Dmitry Medvedev: “Our Union has grown into a modern and efficient integration project that yields tangible results when the economy is on the rise, as well as at times of economic uncertainty. A single market with 180 million consumers is by definition more resilient and has bigger reserves than its constituent economies separately”.
Delegation heads attending the meeting of the Eurasian Intergovernmental Council:
Prime Minister of Armenia Hovik Abrahamyan
Prime Minister of Belarus Andrei Kobyakov
Prime Minister of Kazakhstan Karim Massimov
Prime Minister of Russia Dmitry Medvedev
Deputy Prime Minister of Kyrgyzstan Oleg Pankratov
Chairman of the Board of the Eurasian Economic Commission Tigran Sargsyan
Excerpts from Dmitry Medvedev’s remarks:
Our Union has grown into a modern and efficient integration project that operates on the territory of its member states and yields tangible results when the economy is on the rise, as well as at times of economic uncertainty.
The renewed Board of the Eurasian Economic Commission has been working since February 2016, chaired by Tigran Sargsyan.

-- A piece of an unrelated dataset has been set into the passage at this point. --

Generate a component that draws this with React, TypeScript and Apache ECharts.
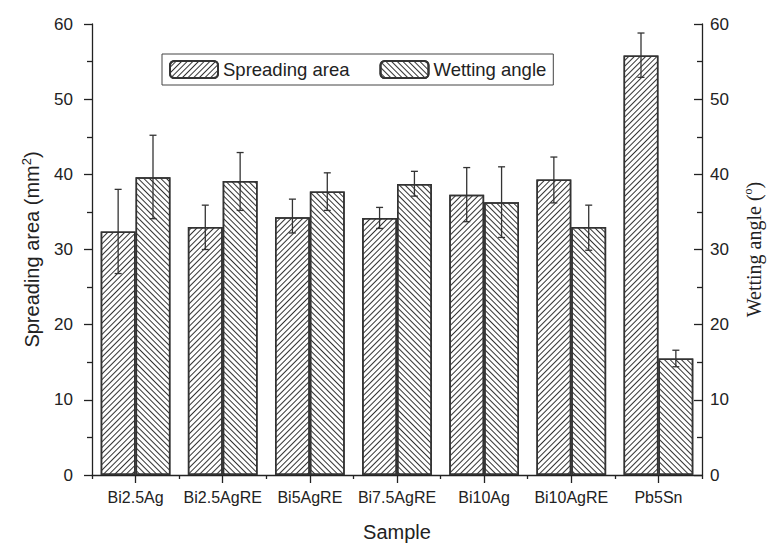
import React, { useEffect, useRef } from "react";
import * as echarts from "echarts";

const categories = ["Bi2.5Ag", "Bi2.5AgRE", "Bi5AgRE", "Bi7.5AgRE", "Bi10Ag", "Bi10AgRE", "Pb5Sn"];
const spreadingArea = [32.4, 33.0, 34.3, 34.2, 37.3, 39.3, 55.8];
const spreadingLow = [26.8, 30.0, 32.2, 32.8, 33.7, 36.2, 52.9];
const spreadingHigh = [38.0, 35.9, 36.7, 35.6, 40.9, 42.3, 58.8];
const wettingAngle = [39.6, 39.1, 37.7, 38.7, 36.3, 33.0, 15.5];
const wettingLow = [34.1, 35.2, 35.2, 37.1, 31.6, 29.9, 14.4];
const wettingHigh = [45.2, 42.9, 40.2, 40.4, 41.0, 35.9, 16.6];

const FONT = "Liberation Sans, Arial, Helvetica, sans-serif";
const SERIF = "Liberation Serif, DejaVu Serif, Times New Roman, serif";
const INK = "#222";

function errorSeries(name: string, low: number[], high: number[], side: number, yAxisIndex: number) {
  return {
    type: "custom",
    name,
    yAxisIndex,
    z: 10,
    silent: true,
    data: categories.map((_, i) => [i, low[i], high[i]]),
    renderItem: (params: any, api: any) => {
      const idx = api.value(0);
      const lo = api.coord([idx, api.value(1)]);
      const hi = api.coord([idx, api.value(2)]);
      const band = api.size([1, 0])[0];
      const x = lo[0] + side * band * 0.2;
      const cap = 3.5;
      const st = { stroke: "#333", lineWidth: 1.3 };
      return {
        type: "group",
        children: [
          { type: "line", shape: { x1: x, y1: hi[1], x2: x, y2: lo[1] }, style: st },
          { type: "line", shape: { x1: x - cap, y1: hi[1], x2: x + cap, y2: hi[1] }, style: st },
          { type: "line", shape: { x1: x - cap, y1: lo[1], x2: x + cap, y2: lo[1] }, style: st },
        ],
      };
    },
  };
}

export default function App() {
  const ref = useRef<HTMLDivElement>(null);
  useEffect(() => {
    if (!ref.current) return;
    const chart = echarts.init(ref.current, null, { renderer: "svg" });
    const decalA = {
      symbol: "rect",
      symbolSize: 1,
      dashArrayX: [1, 0],
      dashArrayY: [1, 3],
      rotation: -Math.PI / 4,
      color: "#333",
    };
    const decalB = { ...decalA, rotation: Math.PI / 4 };
    const yCommon = {
      type: "value",
      min: 0,
      max: 60,
      interval: 10,
      splitLine: { show: false },
      axisLine: { show: true, lineStyle: { color: INK, width: 1.3 } },
      minorSplitLine: { show: false },
    };
    chart.setOption({
      animation: false,
      backgroundColor: "#fff",
      textStyle: { fontFamily: FONT },
      grid: { left: 92, right: 77, top: 24, bottom: 71, containLabel: false, outerBoundsMode: "none" },
      legend: {
        left: 162,
        top: 54,
        orient: "horizontal",
        itemWidth: 48,
        itemHeight: 17,
        itemGap: 30,
        padding: [6, 7, 6, 7],
        borderColor: "#444",
        borderWidth: 1,
        textStyle: { fontFamily: FONT, fontSize: 18.5, color: INK },
        data: ["Spreading area", "Wetting angle"],
      },
      xAxis: [
        {
          type: "category",
          data: categories,
          position: "bottom",
          name: "Sample",
          nameLocation: "middle",
          nameGap: 47,
          nameTextStyle: { fontFamily: FONT, fontSize: 20, color: INK },
          axisLine: { show: true, lineStyle: { color: INK, width: 1.3 } },
          axisTick: { show: true, alignWithLabel: true, interval: 0, length: 8, lineStyle: { color: INK, width: 1.3 } },
          axisLabel: { fontFamily: FONT, fontSize: 16, color: INK, margin: 14, interval: 0 },
        },
        {
          type: "category",
          data: categories,
          position: "bottom",
          axisLine: { show: false },
          axisTick: { show: true, alignWithLabel: false, interval: 0, length: 4, lineStyle: { color: INK, width: 1.3 } },
          axisLabel: { show: false },
        },
      ],
      yAxis: [
        {
          ...yCommon,
          position: "left",
          name: "{a|Spreading area (mm}{s|2}{a|)}",
          nameLocation: "middle",
          nameRotate: 90,
          nameGap: 50,
          nameTextStyle: {
            fontFamily: FONT,
            rich: {
              a: { fontFamily: FONT, fontSize: 20, color: INK, verticalAlign: "bottom", lineHeight: 24 },
              s: { fontFamily: FONT, fontSize: 13, color: INK, verticalAlign: "bottom", padding: [0, 0, 9, 0], lineHeight: 24 },
            },
          },
          axisTick: { show: true, inside: false, length: 8, lineStyle: { color: INK, width: 1.3 } },
          minorTick: { show: true, splitNumber: 2, length: 5, lineStyle: { color: INK, width: 1.3 } },
          axisLabel: { fontFamily: FONT, fontSize: 17, color: INK, margin: 19 },
        },
        {
          ...yCommon,
          position: "right",
          name: "{a|Wetting angle (}{s|o}{a|)}",
          nameLocation: "middle",
          nameRotate: 90,
          nameGap: 38,
          nameTextStyle: {
            fontFamily: SERIF,
            rich: {
              a: { fontFamily: SERIF, fontSize: 20, color: INK, verticalAlign: "bottom", lineHeight: 24 },
              s: { fontFamily: SERIF, fontSize: 12, color: INK, verticalAlign: "bottom", padding: [0, 0, 10, 0], lineHeight: 24 },
            },
          },
          axisTick: { show: true, inside: true, length: 8, lineStyle: { color: INK, width: 1.3 } },
          minorTick: { show: true, splitNumber: 2, length: 5, lineStyle: { color: INK, width: 1.3 } },
          axisLabel: { fontFamily: FONT, fontSize: 17, color: INK, margin: 8 },
        },
      ],
      series: [
        {
          type: "bar",
          name: "Spreading area",
          data: spreadingArea,
          xAxisIndex: 0,
          yAxisIndex: 0,
          barWidth: "40%",
          barGap: "0%",
          itemStyle: { color: "#fff", borderColor: "#333", borderWidth: 1.5, decal: decalA },
        },
        {
          type: "bar",
          name: "Wetting angle",
          data: wettingAngle,
          xAxisIndex: 0,
          yAxisIndex: 1,
          barWidth: "40%",
          barGap: "0%",
          itemStyle: { color: "#fff", borderColor: "#333", borderWidth: 1.5, decal: decalB },
        },
        errorSeries("errA", spreadingLow, spreadingHigh, -1, 0),
        errorSeries("errB", wettingLow, wettingHigh, 1, 1),
      ],
    });
    return () => chart.dispose();
  }, []);
  return <div ref={ref} style={{ width: 779, height: 546, position: "absolute", left: 0, top: 0 }} />;
}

Statistics are there to show that the Union helps stabilise the economies of its five member states. A single market with 180 million consumers is by definition more resilient and has bigger reserves than its constituent economies separately.
In 2016, Kazakhstan chairs the Union and its structures. Russia supports the priorities highlighted by Kazakhstan. It is important to focus on improving the contractual and legal framework of Eurasian integration, phasing out exemptions from the four freedoms (free movement of goods, services, capital and workers), and moving on to establish single markets in the key sectors of the economy. In this context, it is essential to draft and adopt a new Union customs code, an agreement on requirements regarding activities on the financial market and a number of other documents.
As for the customs code, we need a document that would be directly applicable, unifying customs clearing procedures on the Union’s external border, making procedures more transparent and predictable. In this context, it is very important to align information systems used by customs services, and accelerate the introduction of product labelling.
The single market for pharmaceutical and medical products deserves special attention. We need to settle the existing contradictions and adopt all documents envisaged in the agreements on single principles and rules governing pharmaceutical and medical products. This market should become fully operational this year.
China is one of the largest trade and investment partners for EAEU member states. We are looking forward to stepping up cooperation along these lines with a view of creating an even more favourable environment for all those who operate on the Eurasian space, as well as aligning the Eurasian Economic Union project with China’s Silk Road Economic Belt initiative. We should also be mindful of the prospects for cooperation between EAEU and the People’s Republic of China.
Another item on the agenda is prospects for establishing ties between the Eurasian Economic Union and the European Union. We have been receiving signals lately that European partners are increasingly interested in working with us. They were not ready to move in this direction until recently, but now it seems that there are some encouraging signs. We are ready to move in this direction, but only on equal, mutually beneficial terms and taking into account each other’s interests.